WHAT YOU HAVE TO DO. Go through the data and copy every line exactly, but not the images.

SOURCE DATA.
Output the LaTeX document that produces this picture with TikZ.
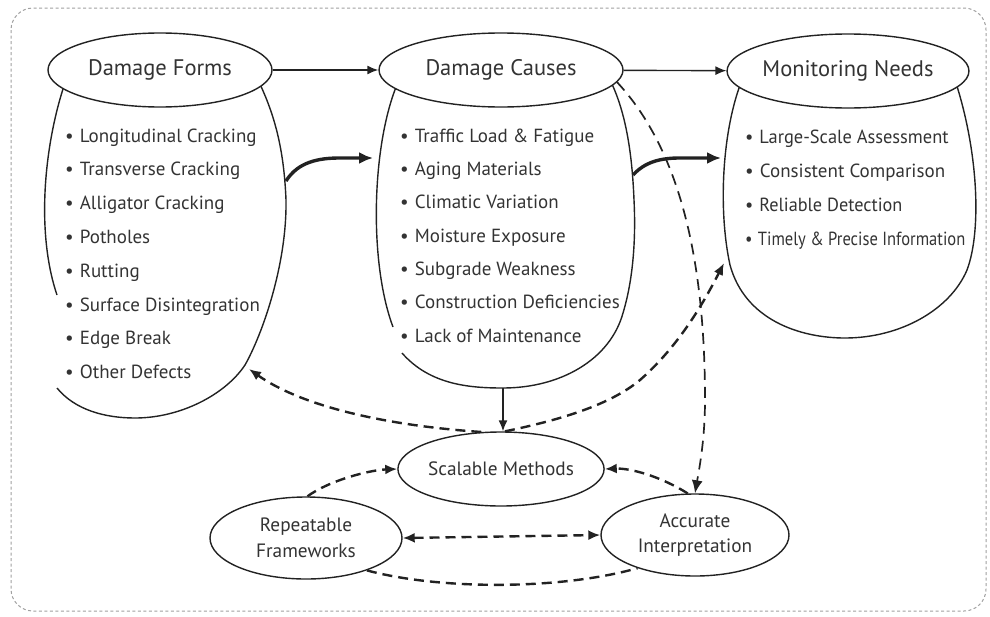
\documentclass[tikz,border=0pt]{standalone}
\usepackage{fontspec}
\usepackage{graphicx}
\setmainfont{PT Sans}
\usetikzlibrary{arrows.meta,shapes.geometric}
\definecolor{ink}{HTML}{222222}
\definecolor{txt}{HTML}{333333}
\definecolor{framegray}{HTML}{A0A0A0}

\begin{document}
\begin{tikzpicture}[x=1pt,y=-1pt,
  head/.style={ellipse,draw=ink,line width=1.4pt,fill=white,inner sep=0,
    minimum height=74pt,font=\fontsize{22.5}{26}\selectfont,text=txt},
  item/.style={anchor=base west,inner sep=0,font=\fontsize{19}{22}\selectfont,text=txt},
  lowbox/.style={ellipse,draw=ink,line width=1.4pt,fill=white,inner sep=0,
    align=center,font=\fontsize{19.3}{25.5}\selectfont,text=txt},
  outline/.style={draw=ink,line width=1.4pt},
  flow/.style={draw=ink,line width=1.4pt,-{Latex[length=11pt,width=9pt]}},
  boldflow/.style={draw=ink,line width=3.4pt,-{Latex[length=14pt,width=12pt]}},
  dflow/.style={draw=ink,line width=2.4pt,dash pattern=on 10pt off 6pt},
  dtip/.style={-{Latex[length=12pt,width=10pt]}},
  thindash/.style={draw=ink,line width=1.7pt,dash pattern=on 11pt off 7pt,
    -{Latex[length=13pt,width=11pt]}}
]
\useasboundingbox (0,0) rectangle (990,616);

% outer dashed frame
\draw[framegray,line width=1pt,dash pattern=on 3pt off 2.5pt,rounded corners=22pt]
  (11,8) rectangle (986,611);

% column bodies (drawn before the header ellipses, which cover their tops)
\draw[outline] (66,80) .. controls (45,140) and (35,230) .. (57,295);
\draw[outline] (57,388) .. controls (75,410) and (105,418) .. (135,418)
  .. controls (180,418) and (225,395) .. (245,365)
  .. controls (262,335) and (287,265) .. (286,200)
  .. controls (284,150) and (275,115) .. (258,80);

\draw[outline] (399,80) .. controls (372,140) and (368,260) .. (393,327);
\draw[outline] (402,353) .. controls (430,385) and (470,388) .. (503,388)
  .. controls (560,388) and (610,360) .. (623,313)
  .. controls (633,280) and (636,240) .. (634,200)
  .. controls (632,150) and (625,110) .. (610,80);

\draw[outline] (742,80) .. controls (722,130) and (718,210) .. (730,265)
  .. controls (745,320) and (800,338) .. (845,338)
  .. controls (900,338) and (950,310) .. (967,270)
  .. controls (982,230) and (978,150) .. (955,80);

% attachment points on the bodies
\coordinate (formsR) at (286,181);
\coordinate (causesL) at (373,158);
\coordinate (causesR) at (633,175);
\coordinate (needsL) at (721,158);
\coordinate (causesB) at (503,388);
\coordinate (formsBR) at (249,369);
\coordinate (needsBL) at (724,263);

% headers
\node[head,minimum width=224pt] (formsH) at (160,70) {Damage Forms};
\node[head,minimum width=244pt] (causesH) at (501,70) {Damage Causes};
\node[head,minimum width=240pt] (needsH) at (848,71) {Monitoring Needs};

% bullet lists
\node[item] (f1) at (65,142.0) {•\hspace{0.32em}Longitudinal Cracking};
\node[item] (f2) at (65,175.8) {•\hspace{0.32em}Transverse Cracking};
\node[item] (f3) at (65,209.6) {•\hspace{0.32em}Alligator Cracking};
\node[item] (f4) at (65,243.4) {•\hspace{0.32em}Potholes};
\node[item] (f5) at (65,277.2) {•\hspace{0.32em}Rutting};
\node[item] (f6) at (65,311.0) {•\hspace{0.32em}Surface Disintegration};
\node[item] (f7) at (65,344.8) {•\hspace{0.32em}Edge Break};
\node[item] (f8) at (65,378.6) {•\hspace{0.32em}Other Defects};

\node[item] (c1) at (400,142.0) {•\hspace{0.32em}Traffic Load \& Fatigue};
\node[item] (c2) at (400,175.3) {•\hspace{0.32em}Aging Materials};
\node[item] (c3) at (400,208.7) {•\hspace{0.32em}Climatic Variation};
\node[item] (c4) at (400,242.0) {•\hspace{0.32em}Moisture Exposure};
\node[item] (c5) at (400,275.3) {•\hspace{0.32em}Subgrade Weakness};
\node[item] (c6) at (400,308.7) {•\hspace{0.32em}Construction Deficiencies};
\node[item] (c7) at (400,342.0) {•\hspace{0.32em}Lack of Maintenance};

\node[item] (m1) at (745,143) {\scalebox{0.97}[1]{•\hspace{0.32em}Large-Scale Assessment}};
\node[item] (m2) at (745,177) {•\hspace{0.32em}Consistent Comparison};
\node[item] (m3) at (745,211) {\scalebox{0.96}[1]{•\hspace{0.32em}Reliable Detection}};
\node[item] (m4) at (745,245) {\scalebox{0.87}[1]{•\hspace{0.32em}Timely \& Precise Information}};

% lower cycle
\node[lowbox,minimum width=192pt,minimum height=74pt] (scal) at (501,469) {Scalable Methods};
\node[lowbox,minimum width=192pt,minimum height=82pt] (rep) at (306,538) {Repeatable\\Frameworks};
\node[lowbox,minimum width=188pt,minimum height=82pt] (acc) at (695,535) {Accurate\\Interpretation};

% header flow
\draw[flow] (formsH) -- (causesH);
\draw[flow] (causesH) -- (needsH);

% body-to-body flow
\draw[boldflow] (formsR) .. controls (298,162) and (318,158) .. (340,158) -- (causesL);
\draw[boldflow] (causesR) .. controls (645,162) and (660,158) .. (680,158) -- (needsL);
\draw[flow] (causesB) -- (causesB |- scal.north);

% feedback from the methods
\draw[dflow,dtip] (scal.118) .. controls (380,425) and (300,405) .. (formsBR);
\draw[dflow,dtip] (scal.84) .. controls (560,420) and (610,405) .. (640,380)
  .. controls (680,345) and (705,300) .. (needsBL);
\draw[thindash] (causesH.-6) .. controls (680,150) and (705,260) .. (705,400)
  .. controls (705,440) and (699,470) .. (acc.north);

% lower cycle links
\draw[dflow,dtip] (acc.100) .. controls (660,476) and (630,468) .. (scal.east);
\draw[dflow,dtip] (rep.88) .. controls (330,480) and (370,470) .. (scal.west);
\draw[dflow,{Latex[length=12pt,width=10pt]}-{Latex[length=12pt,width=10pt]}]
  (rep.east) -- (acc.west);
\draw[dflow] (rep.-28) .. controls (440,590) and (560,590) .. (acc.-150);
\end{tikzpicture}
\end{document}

ANSWER IN FULL.
Output the LaTeX document that produces this picture with TikZ.
\documentclass[tikz,border=0pt]{standalone}
\usepackage{fontspec}
\usepackage{graphicx}
\setmainfont{PT Sans}
\usetikzlibrary{arrows.meta,shapes.geometric}
\definecolor{ink}{HTML}{222222}
\definecolor{txt}{HTML}{333333}
\definecolor{framegray}{HTML}{A0A0A0}

\begin{document}
\begin{tikzpicture}[x=1pt,y=-1pt,
  head/.style={ellipse,draw=ink,line width=1.4pt,fill=white,inner sep=0,
    minimum height=74pt,font=\fontsize{22.5}{26}\selectfont,text=txt},
  item/.style={anchor=base west,inner sep=0,font=\fontsize{19}{22}\selectfont,text=txt},
  lowbox/.style={ellipse,draw=ink,line width=1.4pt,fill=white,inner sep=0,
    align=center,font=\fontsize{19.3}{25.5}\selectfont,text=txt},
  outline/.style={draw=ink,line width=1.4pt},
  flow/.style={draw=ink,line width=1.4pt,-{Latex[length=11pt,width=9pt]}},
  boldflow/.style={draw=ink,line width=3.4pt,-{Latex[length=14pt,width=12pt]}},
  dflow/.style={draw=ink,line width=2.4pt,dash pattern=on 10pt off 6pt},
  dtip/.style={-{Latex[length=12pt,width=10pt]}},
  thindash/.style={draw=ink,line width=1.7pt,dash pattern=on 11pt off 7pt,
    -{Latex[length=13pt,width=11pt]}}
]
\useasboundingbox (0,0) rectangle (990,616);

% outer dashed frame
\draw[framegray,line width=1pt,dash pattern=on 3pt off 2.5pt,rounded corners=22pt]
  (11,8) rectangle (986,611);

% column bodies (drawn before the header ellipses, which cover their tops)
\draw[outline] (66,80) .. controls (45,140) and (35,230) .. (57,295);
\draw[outline] (57,388) .. controls (75,410) and (105,418) .. (135,418)
  .. controls (180,418) and (225,395) .. (245,365)
  .. controls (262,335) and (287,265) .. (286,200)
  .. controls (284,150) and (275,115) .. (258,80);

\draw[outline] (399,80) .. controls (372,140) and (368,260) .. (393,327);
\draw[outline] (402,353) .. controls (430,385) and (470,388) .. (503,388)
  .. controls (560,388) and (610,360) .. (623,313)
  .. controls (633,280) and (636,240) .. (634,200)
  .. controls (632,150) and (625,110) .. (610,80);

\draw[outline] (742,80) .. controls (722,130) and (718,210) .. (730,265)
  .. controls (745,320) and (800,338) .. (845,338)
  .. controls (900,338) and (950,310) .. (967,270)
  .. controls (982,230) and (978,150) .. (955,80);

% attachment points on the bodies
\coordinate (formsR) at (286,181);
\coordinate (causesL) at (373,158);
\coordinate (causesR) at (633,175);
\coordinate (needsL) at (721,158);
\coordinate (causesB) at (503,388);
\coordinate (formsBR) at (249,369);
\coordinate (needsBL) at (724,263);

% headers
\node[head,minimum width=224pt] (formsH) at (160,70) {Damage Forms};
\node[head,minimum width=244pt] (causesH) at (501,70) {Damage Causes};
\node[head,minimum width=240pt] (needsH) at (848,71) {Monitoring Needs};

% bullet lists
\node[item] (f1) at (65,142.0) {•\hspace{0.32em}Longitudinal Cracking};
\node[item] (f2) at (65,175.8) {•\hspace{0.32em}Transverse Cracking};
\node[item] (f3) at (65,209.6) {•\hspace{0.32em}Alligator Cracking};
\node[item] (f4) at (65,243.4) {•\hspace{0.32em}Potholes};
\node[item] (f5) at (65,277.2) {•\hspace{0.32em}Rutting};
\node[item] (f6) at (65,311.0) {•\hspace{0.32em}Surface Disintegration};
\node[item] (f7) at (65,344.8) {•\hspace{0.32em}Edge Break};
\node[item] (f8) at (65,378.6) {•\hspace{0.32em}Other Defects};

\node[item] (c1) at (400,142.0) {•\hspace{0.32em}Traffic Load \& Fatigue};
\node[item] (c2) at (400,175.3) {•\hspace{0.32em}Aging Materials};
\node[item] (c3) at (400,208.7) {•\hspace{0.32em}Climatic Variation};
\node[item] (c4) at (400,242.0) {•\hspace{0.32em}Moisture Exposure};
\node[item] (c5) at (400,275.3) {•\hspace{0.32em}Subgrade Weakness};
\node[item] (c6) at (400,308.7) {•\hspace{0.32em}Construction Deficiencies};
\node[item] (c7) at (400,342.0) {•\hspace{0.32em}Lack of Maintenance};

\node[item] (m1) at (745,143) {\scalebox{0.97}[1]{•\hspace{0.32em}Large-Scale Assessment}};
\node[item] (m2) at (745,177) {•\hspace{0.32em}Consistent Comparison};
\node[item] (m3) at (745,211) {\scalebox{0.96}[1]{•\hspace{0.32em}Reliable Detection}};
\node[item] (m4) at (745,245) {\scalebox{0.87}[1]{•\hspace{0.32em}Timely \& Precise Information}};

% lower cycle
\node[lowbox,minimum width=192pt,minimum height=74pt] (scal) at (501,469) {Scalable Methods};
\node[lowbox,minimum width=192pt,minimum height=82pt] (rep) at (306,538) {Repeatable\\Frameworks};
\node[lowbox,minimum width=188pt,minimum height=82pt] (acc) at (695,535) {Accurate\\Interpretation};

% header flow
\draw[flow] (formsH) -- (causesH);
\draw[flow] (causesH) -- (needsH);

% body-to-body flow
\draw[boldflow] (formsR) .. controls (298,162) and (318,158) .. (340,158) -- (causesL);
\draw[boldflow] (causesR) .. controls (645,162) and (660,158) .. (680,158) -- (needsL);
\draw[flow] (causesB) -- (causesB |- scal.north);

% feedback from the methods
\draw[dflow,dtip] (scal.118) .. controls (380,425) and (300,405) .. (formsBR);
\draw[dflow,dtip] (scal.84) .. controls (560,420) and (610,405) .. (640,380)
  .. controls (680,345) and (705,300) .. (needsBL);
\draw[thindash] (causesH.-6) .. controls (680,150) and (705,260) .. (705,400)
  .. controls (705,440) and (699,470) .. (acc.north);

% lower cycle links
\draw[dflow,dtip] (acc.100) .. controls (660,476) and (630,468) .. (scal.east);
\draw[dflow,dtip] (rep.88) .. controls (330,480) and (370,470) .. (scal.west);
\draw[dflow,{Latex[length=12pt,width=10pt]}-{Latex[length=12pt,width=10pt]}]
  (rep.east) -- (acc.west);
\draw[dflow] (rep.-28) .. controls (440,590) and (560,590) .. (acc.-150);
\end{tikzpicture}
\end{document}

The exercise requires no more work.